Yuva Concerns (Dalton Press), Represented by its partner A. Chandrasekhar Rao v. Anis Khan
2012-02-15
C.V.NAGARJUNA REDDY
body2012
DigiLaw.ai
Judgment : The petitioners, whose eviction from the petition schedule property, was ordered by the learned I Additional Rent Controller-cum-XIII Junior Civil Judge, City Civil Court, Hyderabad (for short “the Rent Controller”), by order dated 26-7-2010 in R.C.No.43/2007, which was confirmed by Judgment dated 21-11-2011 in R.A.No.296/2010 by the learned Additional Chief Judge, City Small Causes Court, Hyderabad, filed this Civil Revision Petition under Section 22 of the A.P. Buildings (Lease, Rent & Eviction) Control Act 1960 (for short "the Act"). 2. The respondent, who filed the eviction petition, pleaded that she is the absolute and exclusive owner of portions of the petition schedule property bearing municipal No.5-9-88 and 5-9-101/3, admeasuring 127 sq. yards out of 218.66 sq. yards, situated at Public Garden Road, Nampally, Hyderabad, having purchased the same under registered sale deed dated 20-2-2004 from one Mohd. Mehdi Hussain Khan, who was the original owner of the same and that the first floor portion of the petition schedule property was purchased by her husband Nawab Behboob Ali Khan under registered sale deed dated 8-5-2003 from the same owner. That at the time of purchase of the properties, the possession and enjoyment of the petition schedule property was in occupation of the petitioners as tenants on a monthly rent of Rs.3500/-; that the factum of purchase of the properties was intimated to the petitioners with a request to pay rents to the respondent from 1-3-2004 and that the vendor has attorned the tenancy in favour of the respondent and authorized her to receive rent from 1-3-2004 as the absolute owner of the property. Even though the respondent has demanded rent from 1-3-2004 onwards, the petitioners failed to pay the same and committed default in payment of the rent. The respondent also pleaded that apart from the petitioners committing willful default, she requires the petition schedule property for her personal occupation; that she has terminated the tenancy with effect from 30-11-2006 by issuing legal notice dated 6-11-2006 and that the vendor of the respondent sent notice on 10-11-2006 to the petitioners wherein he has stated that he sold the petition schedule property to the respondent under registered sale deed dated 20-2-2004 and directed the petitioners to pay rent to the respondent.

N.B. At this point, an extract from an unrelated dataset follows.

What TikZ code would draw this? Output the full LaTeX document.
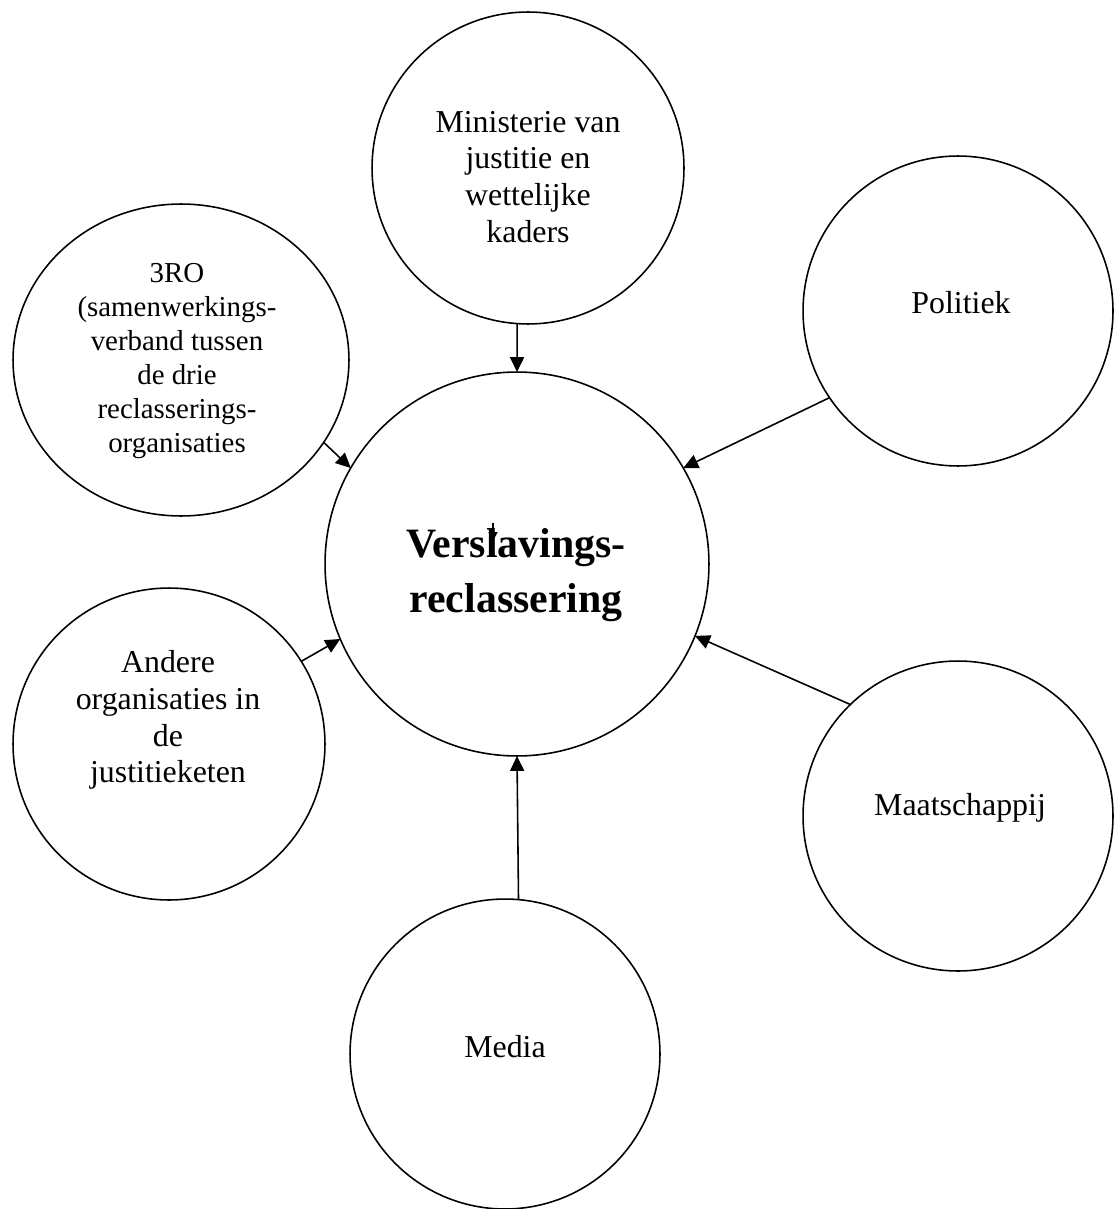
\documentclass[tikz,border=0pt]{standalone}
\usepackage{fontspec}
\setmainfont{Liberation Serif}
\usetikzlibrary{arrows.meta,shapes.geometric}
\begin{document}
\begin{tikzpicture}[x=0.02cm,y=-0.02cm,
  bub/.style={draw, line width=0.9pt, inner sep=0pt, outer sep=0pt},
  rnd/.style={bub, circle, minimum size=#1},
  txt/.style={inner sep=0pt, align=center, font=\fontsize{18.14pt}{20.98pt}\selectfont},
  con/.style={line width=0.9pt, -{Triangle[length=8.5pt,width=8pt]}}
]
\useasboundingbox (0,0) rectangle (1114,1209);

\node[rnd=7.68cm] (c) at (517,564) {};
\node[rnd=6.24cm] (mi) at (528,168) {};
\node[bub, ellipse, minimum width=6.72cm, minimum height=6.24cm] (ro) at (181,360) {};
\node[rnd=6.2cm] (po) at (958,311) {};
\node[rnd=6.24cm] (an) at (169,744) {};
\node[rnd=6.2cm] (ma) at (958,816) {};
\node[rnd=6.2cm] (me) at (505,1054) {};

\node[txt] (mi-t) at (528,177) {Ministerie van\\justitie en\\wettelijke\\kaders};
\node[txt, font=\fontsize{16.44pt}{19.28pt}\selectfont] (ro-t) at (177,361) {3RO\\(samenwerkings-\\verband tussen\\de drie\\reclasserings-\\organisaties};
\node[txt] (po-t) at (961,303) {Politiek};
\node[txt] (an-t) at (168,720) {Andere\\organisaties in\\de\\justitieketen};
\node[txt] (ma-t) at (960,808) {Maatschappij};
\node[txt] (me-t) at (505,1047) {Media};
\node[txt, font=\fontsize{23.8pt}{31.2pt}\selectfont\bfseries] (c-t) at (516,575) {Verslavings-\\reclassering};

\draw[con] (mi.-94) -- (c.north);
\draw[con] (ro.-30) -- (c.150);
\draw[con] (po.-146.7) -- (c.30);
\draw[con] (an.32.6) -- (c.203);
\draw[con] (ma.134) -- (c.-22.5);
\draw[con] (me.85.6) -- (c.south);

\coordinate (t1) at (493,523);
\coordinate (t2) at (493,541);
\draw[line width=0.9pt, -{Triangle[length=5pt,width=5pt]}] (t1) -- (t2);
\end{tikzpicture}
\end{document}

It was further averred that the petitioners sent a belated reply on 28-11-2006 with false allegations and had set up false claim of title in respect of one part of the petition schedule property i.e., 5-9-88, without disclosing the source of title by taking a vague stand that the same was purchased by them in the years 1982 and 1984; that the petitioners have disowned the other part of the petition schedule property bearing municipal door No.5-9-101/3 and that therefore the plea of the petitioners amounts to denial of title of the respondent over the petition schedule property. 3. The petitioners filed a counter-affidavit, the substance of which, is as under: 4. That the respondent, in collusion with her vendor, filed the eviction petition with a mala fide intention to grab the property; that the petitioners are the owners and possessors of house bearing No.5-9-88 (part), measuring 131.06 sq. yards and that from the years 1982 and 1984, they have been enjoying the same with full rights; that the petitioners have nothing to do with the property bearing municipal door No.5-9-101/3 and they are concerned only with house bearing municipal No.5-9-88, which was purchased by them about 25 years back; that there is no jural relationship of landlord and tenants between the parties and that the petitioners have already sent a suitable reply to the respondent and hence the question of payment of rent does not arise. 5. Having regard to the respective pleadings of the parties, the learned Rent Controller framed the following points: 1. Whether there is jural relationship between the petitioner and the respondents ? 2. Whether the denial of the title of the petitioner by the respondents is bonafide or malafide ? 3. Whether the respondents have committed willful default in payment of rent from 1-3-2003 as alleged by the petitioner ? 4. Whether the petitioner requires the schedule premises for her personal occupation as additional accommodation ? 5. To what relief ? 6. On behalf of the respondent, she has examined PW-1 and PW-2 and marked Exs.P-1 to P-10. On the petitioners’ side, RW-1 and RW-2 were examined and Ex.R-1 was marked. On the basis of the oral and documentary evidence available on record, the learned Rent Controller held all the Points in favour of the respondent.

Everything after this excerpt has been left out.